Sphere with P as centre has equation (x-5)^2 + (y-9)^2 + z^2 -100 = 0
Sphere with Q as centre has equation (x-1)^2 + (y+3)^2 + (z-3)^2 -49 =0

These spheres intervine with each other. Find the surface area of the object limited by the two spheres.

The Attempt at a Solution

Allright, the spheres have centres in P and Q. |PQ|=|[-4,-12,3]|=13. Radius of sphere P is 10, of sphere Q 7.

Here's a picture of the situation http://cameroid.com/i/JMJ80-A1 . Just read the letters from right to left and u should be good. The yellowish thing is supposed to represent the intervined part of the two spheres.

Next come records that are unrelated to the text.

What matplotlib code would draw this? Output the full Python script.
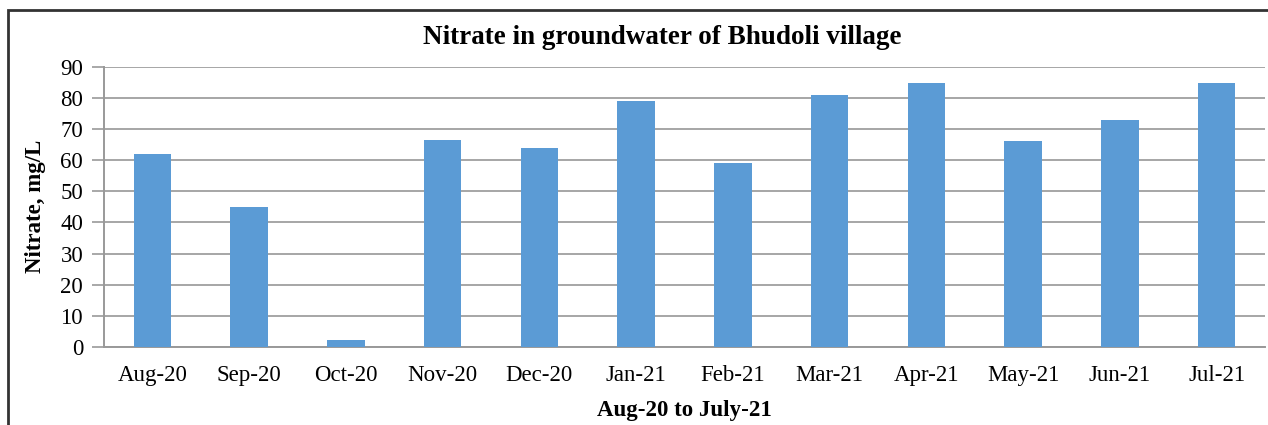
import matplotlib.pyplot as plt
from matplotlib.patches import Rectangle

months = ['Aug-20', 'Sep-20', 'Oct-20', 'Nov-20', 'Dec-20', 'Jan-21',
          'Feb-21', 'Mar-21', 'Apr-21', 'May-21', 'Jun-21', 'Jul-21']
nitrate = [62, 45, 2.3, 66.6, 64, 79, 59, 81, 84.7, 66, 73, 84.7]
yticks = list(range(0, 91, 10))

plt.rcParams['font.family'] = ['Liberation Serif', 'DejaVu Serif']

fig = plt.figure(figsize=(12.68, 4.25), dpi=100)
ax = fig.add_axes([104 / 1268, 1 - 347 / 425, (1265 - 104) / 1268, (347 - 66.7) / 425])

x = range(len(months))
ax.bar(x, nitrate, width=0.39, color='#5B9BD5', zorder=3)

ax.set_xlim(-0.5, len(months) - 0.5)
ax.set_ylim(0, 90)
ax.set_yticks(yticks)
ax.set_xticks(list(x))
ax.set_xticklabels(months)
ax.tick_params(axis='x', length=0, labelsize=16.5, pad=13)
ax.tick_params(axis='y', length=9, width=1.2, color='#999999', labelsize=16.5, pad=6)
ax.grid(axis='y', color='#A6A6A6', linewidth=1.4, zorder=0)

for s in ['top', 'right']:
    ax.spines[s].set_visible(False)
for s in ['left', 'bottom']:
    ax.spines[s].set_color('#999999')
    ax.spines[s].set_linewidth(1.4)

ax.set_title('Nitrate in groundwater of Bhudoli village', fontsize=19.5,
             fontweight='bold', pad=16, x=0.481)
ax.set_ylabel('Nitrate, mg/L', fontsize=16.5, fontweight='bold', labelpad=10)
ax.set_xlabel('Aug-20 to July-21', fontsize=16.5, fontweight='bold', labelpad=10)

# outer chart border (cut off on the right and bottom in the original)
fig.patches.append(Rectangle((8 / 1268, -0.05), 1.2, 1 - 10 / 425 + 0.05,
                             transform=fig.transFigure, fill=False,
                             edgecolor='#333333', linewidth=2))

fig.savefig('out.png', dpi=100)
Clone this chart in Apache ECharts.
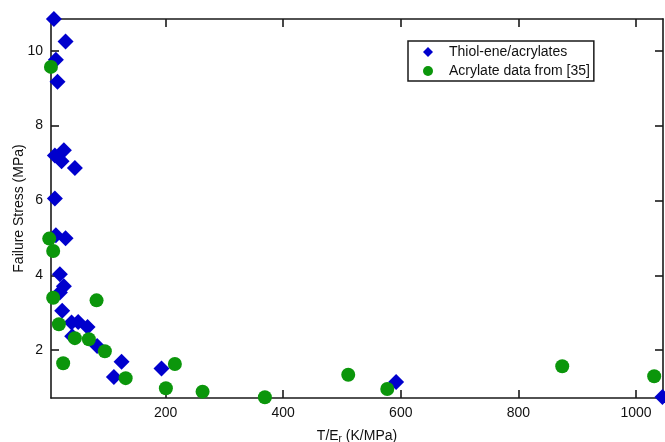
<!DOCTYPE html>
<html>
<head>
<meta charset="utf-8">
<script src="https://cdn.jsdelivr.net/npm/echarts@6/dist/echarts.min.js"></script>
<style>html,body{margin:0;padding:0;background:#fff;}#c{width:665px;height:442px;}</style>
</head>
<body>
<div id="c"></div>
<script>
// Data
var seriesNames = ['Thiol-ene/acrylates', 'Acrylate data from [35]'];
var thiolX = [9.9, 29.8, 13.3, 16.1, 11.6, 26.9, 23.0, 45.6, 11.6, 13.3, 29.8, 20.1, 26.9, 20.1, 24.0, 40.0, 51.2, 67.2, 41.0, 83.5, 112, 125, 193, 592, 1045];
var thiolY = [10.85, 10.25, 9.76, 9.17, 7.2, 7.34, 7.05, 6.87, 6.05, 5.07, 4.99, 4.03, 3.71, 3.54, 3.05, 2.74, 2.75, 2.62, 2.37, 2.11, 1.28, 1.69, 1.51, 1.15, 0.75];
var acrylX = [4.9, 2, 8.7, 8.7, 18.4, 82.5, 45.6, 69.4, 96.6, 25.7, 132, 215.7, 200.4, 262.8, 368.8, 510.6, 577, 874.6, 1031];
var acrylY = [9.57, 4.98, 4.65, 3.4, 2.69, 3.33, 2.32, 2.29, 1.97, 1.65, 1.25, 1.63, 0.98, 0.89, 0.74, 1.34, 0.96, 1.57, 1.3];
var xTicks = [200, 400, 600, 800, 1000];
var yTicks = [2, 4, 6, 8, 10];
var xRange = [5, 1046];
var yRange = [0.72, 10.85];

function pairs(xs, ys) { return xs.map(function (x, i) { return [x, ys[i]]; }); }

var axisColor = '#1a1a1a';
var font = 'Liberation Sans, Arial, sans-serif';

function valueAxis(ticks, range, showLabels, extra) {
  var a = {
    type: 'value',
    min: range[0],
    max: range[1],
    splitLine: { show: false },
    axisLine: { show: true, onZero: false, lineStyle: { color: axisColor, width: 1.6 } },
    axisTick: { show: true, inside: true, length: 8, customValues: ticks, lineStyle: { color: axisColor, width: 1.6 } },
    axisLabel: showLabels ? {
      show: true, customValues: ticks, color: '#111', fontSize: 14, fontFamily: font, margin: 8,
      formatter: function (v) { return String(v); }
    } : { show: false }
  };
  for (var k in extra) a[k] = extra[k];
  return a;
}

var chart = echarts.init(document.getElementById('c'), null, { renderer: 'canvas' });
chart.setOption({
  animation: false,
  backgroundColor: '#fff',
  grid: { left: 51, top: 19, width: 612, height: 379, containLabel: false, outerBoundsMode: 'none' },
  xAxis: [
    valueAxis(xTicks, xRange, true, {
      position: 'bottom',
      name: 'T/E{sub|r} (K/MPa)',
      nameLocation: 'middle',
      nameGap: 31,
      nameMoveOverlap: false,
      nameTextStyle: { color: '#111', fontSize: 14, fontFamily: font, rich: { sub: { fontSize: 10, fontFamily: font, color: '#111', padding: [5, 0, 0, 0] } } }
    }),
    valueAxis(xTicks, xRange, false, { position: 'top' })
  ],
  yAxis: [
    valueAxis(yTicks, yRange, true, {
      position: 'left',
      name: 'Failure Stress (MPa)',
      nameLocation: 'middle',
      nameGap: 25,
      nameMoveOverlap: false,
      nameTextStyle: { color: '#111', fontSize: 14, fontFamily: font }
    }),
    valueAxis(yTicks, yRange, false, { position: 'right' })
  ],
  legend: {
    left: 408,
    top: 41,
    orient: 'vertical',
    itemWidth: 10,
    itemHeight: 10,
    itemGap: 5,
    padding: [4, 4, 3, 15],
    borderColor: '#1a1a1a',
    borderWidth: 1.5,
    borderRadius: 0,
    textStyle: { color: '#111', fontSize: 14, fontFamily: font, lineHeight: 14, padding: [0, 0, 0, 11] },
    data: [
      { name: seriesNames[0], icon: 'diamond' },
      { name: seriesNames[1], icon: 'circle' }
    ]
  },
  series: [
    {
      name: seriesNames[0],
      type: 'scatter',
      symbol: 'diamond',
      symbolSize: 16,
      clip: false,
      itemStyle: { color: '#0000cd', opacity: 1 },
      data: pairs(thiolX, thiolY)
    },
    {
      name: seriesNames[1],
      type: 'scatter',
      symbol: 'circle',
      symbolSize: 14,
      clip: false,
      itemStyle: { color: '#0b960b', opacity: 1 },
      data: pairs(acrylX, acrylY)
    }
  ]
});
</script>
</body>
</html>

I need to find the distance PS but I don't know how. I tried proving that the triangle contains 3 proportional triangles but I don't think that's the case..

 

[LCKurtz]

Homework Statement

Sphere with P as centre has equation (x-5)^2 + (y-9)^2 + z^2 -100 = 0
Sphere with Q as centre has equation (x-1)^2 + (y+3)^2 + (z-3)^2 -49 =0

These spheres intervine with each other. Find the surface area of the object limited by the two spheres.

The Attempt at a Solution

Allright, the spheres have centres in P and Q. |PQ|=|[-4,-12,3]|=13. Radius of sphere P is 10, of sphere Q 7.

Here's a picture of the situation http://cameroid.com/i/JMJ80-A1 . Just read the letters from right to left and u should be good. The yellowish thing is supposed to represent the intervined part of the two spheres.

I need to find the distance PS but I don't know how. I tried proving that the triangle contains 3 proportional triangles but I don't think that's the case..

Your picture isn't coming through. If you look at a cross section, you have two intersecting circles of radius 10 and 7. If you draw a line from the top to bottom of the common lens shaped object, it is perpendicular to the line of centers. I'm guessing that intersection point is what you are calling S. You have two right triangles with hypotenuses 10 and 7 and a common side. Call PS = x and SQ = 13 - x.

Just use the Pythagorean theorem to set the common sides equal to each other and solve for x which is the distance PS.

 

[Nikitin]

Thanks!